November 2017

Gold’s future path and corporate strategies heading into 2018

RBC Capital Markets hosted its 16th annual Senior Gold Conference in London, UK, bringing together our clients representing international investors and 14 of the gold industry's leading mining executives to discuss, in an interactive ‘fireside chat’ format, industry themes and their company’s strategies.  Throughout the day, gold industry executives discussed creating shareholder value with an emphasis on margin growth, driven by cost control and reserve growth, rather than production growth.

Recent years have been challenging for many resource sectors, not just within the gold mining industry.  We are heading into 2018 with improving global economic growth forecasts, modest inflation indications and expectations of Central Banks tightening monetary policy; combined these factors have historically provided a head wind for higher gold prices.  However, political instability in the Middle East, North Korea tension, and unpredictable policy responses from the President Trump & his Administration have resulted in an elevated level of geopolitical risk, which have been providing support for the gold price. 

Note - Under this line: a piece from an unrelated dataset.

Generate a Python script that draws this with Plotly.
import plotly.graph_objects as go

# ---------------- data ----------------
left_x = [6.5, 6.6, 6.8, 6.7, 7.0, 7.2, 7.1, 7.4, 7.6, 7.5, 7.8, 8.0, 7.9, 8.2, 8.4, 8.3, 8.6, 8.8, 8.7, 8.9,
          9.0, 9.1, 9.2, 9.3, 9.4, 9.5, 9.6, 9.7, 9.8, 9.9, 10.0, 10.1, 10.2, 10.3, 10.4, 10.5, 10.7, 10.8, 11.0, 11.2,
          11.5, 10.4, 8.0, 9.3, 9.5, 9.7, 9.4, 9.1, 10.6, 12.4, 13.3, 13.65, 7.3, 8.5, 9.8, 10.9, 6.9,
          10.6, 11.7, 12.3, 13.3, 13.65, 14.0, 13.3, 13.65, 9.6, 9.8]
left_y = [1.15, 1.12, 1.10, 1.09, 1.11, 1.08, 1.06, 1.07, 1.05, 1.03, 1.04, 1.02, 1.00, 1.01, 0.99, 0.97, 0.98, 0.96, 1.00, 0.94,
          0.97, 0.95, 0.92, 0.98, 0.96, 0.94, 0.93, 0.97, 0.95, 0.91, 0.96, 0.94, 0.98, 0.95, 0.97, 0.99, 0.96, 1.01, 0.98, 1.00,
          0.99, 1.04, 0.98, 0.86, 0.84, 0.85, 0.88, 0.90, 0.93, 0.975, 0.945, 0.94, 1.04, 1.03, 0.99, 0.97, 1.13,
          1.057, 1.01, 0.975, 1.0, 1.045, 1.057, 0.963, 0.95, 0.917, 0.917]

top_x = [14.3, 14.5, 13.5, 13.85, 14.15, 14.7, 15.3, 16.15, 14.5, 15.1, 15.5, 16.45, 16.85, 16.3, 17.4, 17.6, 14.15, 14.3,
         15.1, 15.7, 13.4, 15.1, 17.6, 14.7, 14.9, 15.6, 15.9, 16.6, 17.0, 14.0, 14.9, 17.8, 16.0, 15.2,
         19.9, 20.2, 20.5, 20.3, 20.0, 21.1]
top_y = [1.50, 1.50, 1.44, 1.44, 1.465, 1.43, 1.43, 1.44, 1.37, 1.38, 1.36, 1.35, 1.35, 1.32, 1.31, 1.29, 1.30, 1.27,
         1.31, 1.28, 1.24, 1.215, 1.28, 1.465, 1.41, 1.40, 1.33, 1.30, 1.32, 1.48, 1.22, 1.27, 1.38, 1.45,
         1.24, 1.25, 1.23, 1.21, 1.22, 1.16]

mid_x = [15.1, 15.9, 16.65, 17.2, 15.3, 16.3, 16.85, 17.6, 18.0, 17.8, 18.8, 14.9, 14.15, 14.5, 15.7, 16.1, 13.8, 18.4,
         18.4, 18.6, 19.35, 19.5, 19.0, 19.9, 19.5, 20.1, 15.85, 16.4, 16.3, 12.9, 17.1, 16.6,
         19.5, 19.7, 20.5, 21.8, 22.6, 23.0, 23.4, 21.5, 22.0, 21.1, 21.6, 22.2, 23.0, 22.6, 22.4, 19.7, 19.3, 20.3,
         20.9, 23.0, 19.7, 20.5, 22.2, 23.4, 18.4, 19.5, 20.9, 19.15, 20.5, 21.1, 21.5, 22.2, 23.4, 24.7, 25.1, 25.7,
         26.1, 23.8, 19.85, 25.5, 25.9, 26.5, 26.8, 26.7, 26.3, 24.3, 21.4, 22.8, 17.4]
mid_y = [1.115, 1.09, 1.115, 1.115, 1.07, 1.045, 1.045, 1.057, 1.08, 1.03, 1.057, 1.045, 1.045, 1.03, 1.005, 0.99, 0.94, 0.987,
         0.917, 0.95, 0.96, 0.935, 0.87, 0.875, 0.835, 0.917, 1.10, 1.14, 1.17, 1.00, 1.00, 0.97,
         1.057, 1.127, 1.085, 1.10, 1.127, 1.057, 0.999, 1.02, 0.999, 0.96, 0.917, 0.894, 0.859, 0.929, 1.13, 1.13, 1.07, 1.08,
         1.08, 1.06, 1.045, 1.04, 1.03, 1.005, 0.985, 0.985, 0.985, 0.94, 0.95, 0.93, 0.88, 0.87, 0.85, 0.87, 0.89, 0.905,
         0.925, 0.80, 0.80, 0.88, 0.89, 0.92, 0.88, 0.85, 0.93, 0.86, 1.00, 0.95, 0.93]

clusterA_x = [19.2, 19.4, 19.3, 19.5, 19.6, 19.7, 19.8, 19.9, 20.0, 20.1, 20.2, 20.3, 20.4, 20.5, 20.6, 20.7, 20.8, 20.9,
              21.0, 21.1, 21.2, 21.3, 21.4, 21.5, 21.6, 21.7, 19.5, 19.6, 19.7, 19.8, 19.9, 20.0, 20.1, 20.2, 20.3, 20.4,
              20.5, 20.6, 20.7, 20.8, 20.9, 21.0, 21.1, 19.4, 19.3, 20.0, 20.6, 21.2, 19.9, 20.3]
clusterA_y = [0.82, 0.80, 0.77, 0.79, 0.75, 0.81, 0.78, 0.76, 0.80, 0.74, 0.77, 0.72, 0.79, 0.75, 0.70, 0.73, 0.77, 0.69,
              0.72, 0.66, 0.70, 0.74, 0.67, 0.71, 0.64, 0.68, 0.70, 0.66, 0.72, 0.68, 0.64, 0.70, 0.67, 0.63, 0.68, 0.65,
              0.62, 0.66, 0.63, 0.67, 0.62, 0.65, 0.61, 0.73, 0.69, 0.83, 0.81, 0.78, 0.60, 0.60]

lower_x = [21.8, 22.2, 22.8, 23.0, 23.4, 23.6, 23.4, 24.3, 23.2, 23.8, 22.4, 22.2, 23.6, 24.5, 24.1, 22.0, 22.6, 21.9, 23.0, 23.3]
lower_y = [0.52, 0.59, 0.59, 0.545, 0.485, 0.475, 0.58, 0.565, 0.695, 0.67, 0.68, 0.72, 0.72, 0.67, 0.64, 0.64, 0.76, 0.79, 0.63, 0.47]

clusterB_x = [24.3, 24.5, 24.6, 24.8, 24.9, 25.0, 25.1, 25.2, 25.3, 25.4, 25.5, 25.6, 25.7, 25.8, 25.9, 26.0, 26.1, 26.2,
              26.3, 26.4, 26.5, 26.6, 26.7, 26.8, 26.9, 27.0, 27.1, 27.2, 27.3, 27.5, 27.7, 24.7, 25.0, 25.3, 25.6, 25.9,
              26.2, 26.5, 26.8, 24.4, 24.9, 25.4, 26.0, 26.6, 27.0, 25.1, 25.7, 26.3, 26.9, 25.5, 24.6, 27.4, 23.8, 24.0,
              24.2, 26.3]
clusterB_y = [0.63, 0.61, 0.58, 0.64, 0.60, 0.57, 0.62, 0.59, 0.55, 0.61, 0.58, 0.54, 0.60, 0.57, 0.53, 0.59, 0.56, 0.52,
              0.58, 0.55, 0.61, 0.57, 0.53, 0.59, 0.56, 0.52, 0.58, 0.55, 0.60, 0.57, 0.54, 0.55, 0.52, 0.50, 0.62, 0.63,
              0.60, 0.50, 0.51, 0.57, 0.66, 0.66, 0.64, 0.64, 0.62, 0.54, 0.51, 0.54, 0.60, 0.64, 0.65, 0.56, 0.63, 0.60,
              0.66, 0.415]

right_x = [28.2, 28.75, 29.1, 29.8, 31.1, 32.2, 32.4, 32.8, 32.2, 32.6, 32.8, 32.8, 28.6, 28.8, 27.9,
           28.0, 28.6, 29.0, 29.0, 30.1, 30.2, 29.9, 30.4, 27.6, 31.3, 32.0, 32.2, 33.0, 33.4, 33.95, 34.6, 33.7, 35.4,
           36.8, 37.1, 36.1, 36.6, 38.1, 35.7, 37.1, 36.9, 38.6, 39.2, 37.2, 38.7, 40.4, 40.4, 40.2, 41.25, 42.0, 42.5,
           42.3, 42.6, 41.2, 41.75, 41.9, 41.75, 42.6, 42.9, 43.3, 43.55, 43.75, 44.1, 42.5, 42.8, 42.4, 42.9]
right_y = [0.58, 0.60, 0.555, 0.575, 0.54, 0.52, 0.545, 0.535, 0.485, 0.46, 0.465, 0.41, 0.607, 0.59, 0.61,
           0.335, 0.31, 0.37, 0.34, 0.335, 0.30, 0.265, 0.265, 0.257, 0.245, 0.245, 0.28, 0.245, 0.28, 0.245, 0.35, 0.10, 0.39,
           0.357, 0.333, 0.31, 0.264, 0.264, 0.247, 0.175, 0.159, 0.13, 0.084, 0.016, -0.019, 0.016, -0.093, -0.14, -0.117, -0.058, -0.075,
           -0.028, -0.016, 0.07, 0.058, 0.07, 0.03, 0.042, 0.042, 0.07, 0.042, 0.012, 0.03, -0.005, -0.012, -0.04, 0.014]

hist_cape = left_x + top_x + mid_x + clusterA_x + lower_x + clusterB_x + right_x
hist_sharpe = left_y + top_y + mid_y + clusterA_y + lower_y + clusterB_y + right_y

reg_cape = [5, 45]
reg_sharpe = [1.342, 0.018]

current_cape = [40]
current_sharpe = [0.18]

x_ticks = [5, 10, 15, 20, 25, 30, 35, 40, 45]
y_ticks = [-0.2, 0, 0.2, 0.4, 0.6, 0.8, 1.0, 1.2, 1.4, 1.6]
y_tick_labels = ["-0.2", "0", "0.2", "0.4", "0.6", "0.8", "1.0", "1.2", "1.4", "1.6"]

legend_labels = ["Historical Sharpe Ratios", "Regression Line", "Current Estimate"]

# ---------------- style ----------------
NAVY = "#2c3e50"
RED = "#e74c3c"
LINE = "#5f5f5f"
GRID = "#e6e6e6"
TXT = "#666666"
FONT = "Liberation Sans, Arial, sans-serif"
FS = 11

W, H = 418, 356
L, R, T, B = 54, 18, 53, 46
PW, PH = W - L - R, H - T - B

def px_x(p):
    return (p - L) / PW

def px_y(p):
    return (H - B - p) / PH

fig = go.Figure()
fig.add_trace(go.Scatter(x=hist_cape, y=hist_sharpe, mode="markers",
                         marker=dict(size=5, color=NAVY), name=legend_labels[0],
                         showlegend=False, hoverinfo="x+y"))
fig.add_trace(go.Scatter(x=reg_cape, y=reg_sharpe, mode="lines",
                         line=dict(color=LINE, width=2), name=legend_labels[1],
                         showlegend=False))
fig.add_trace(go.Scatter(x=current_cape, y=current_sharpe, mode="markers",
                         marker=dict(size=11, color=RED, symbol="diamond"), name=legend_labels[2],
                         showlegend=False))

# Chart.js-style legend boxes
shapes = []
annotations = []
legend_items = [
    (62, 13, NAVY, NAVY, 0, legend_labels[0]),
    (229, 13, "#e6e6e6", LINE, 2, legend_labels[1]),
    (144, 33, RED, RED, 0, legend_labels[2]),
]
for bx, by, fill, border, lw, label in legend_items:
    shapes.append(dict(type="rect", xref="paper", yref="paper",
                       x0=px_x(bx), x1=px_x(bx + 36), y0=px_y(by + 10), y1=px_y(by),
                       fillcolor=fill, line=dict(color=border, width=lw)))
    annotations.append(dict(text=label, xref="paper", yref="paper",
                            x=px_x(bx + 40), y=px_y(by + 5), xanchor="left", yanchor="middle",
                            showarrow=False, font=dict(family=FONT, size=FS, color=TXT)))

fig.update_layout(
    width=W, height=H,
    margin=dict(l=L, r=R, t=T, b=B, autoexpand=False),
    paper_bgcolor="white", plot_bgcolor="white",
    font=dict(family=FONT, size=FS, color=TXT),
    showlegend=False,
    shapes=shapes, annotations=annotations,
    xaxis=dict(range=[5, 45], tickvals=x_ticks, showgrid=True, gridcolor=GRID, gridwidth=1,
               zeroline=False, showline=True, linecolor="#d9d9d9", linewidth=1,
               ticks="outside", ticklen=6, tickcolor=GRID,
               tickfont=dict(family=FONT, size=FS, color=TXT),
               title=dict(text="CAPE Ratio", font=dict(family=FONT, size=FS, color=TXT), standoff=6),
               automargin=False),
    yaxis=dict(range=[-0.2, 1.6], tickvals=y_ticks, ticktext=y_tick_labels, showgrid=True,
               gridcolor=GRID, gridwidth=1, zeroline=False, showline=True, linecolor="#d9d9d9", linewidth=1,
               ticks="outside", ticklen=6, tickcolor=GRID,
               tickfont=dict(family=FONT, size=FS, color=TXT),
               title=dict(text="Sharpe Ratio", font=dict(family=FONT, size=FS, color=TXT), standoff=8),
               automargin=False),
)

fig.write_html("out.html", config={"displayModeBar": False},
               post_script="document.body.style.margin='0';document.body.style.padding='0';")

When asked whether the gold equities are adequately pricing geopolitical risk: “78% of the Conference attendees believed they are not” and 58% of those same attendees were of the view that “gold will remain above the $1275 threshold over the next 3 months”.  Year to date gold has rallied 15% to the current $1,290/oz level and Stephen D. Walker, Head of Global Mining Research believes that “In the current heated geopolitical environment the gold price looks well supported and we expect gold to trade in a tight range around $1,300/oz into year end and early 2018.”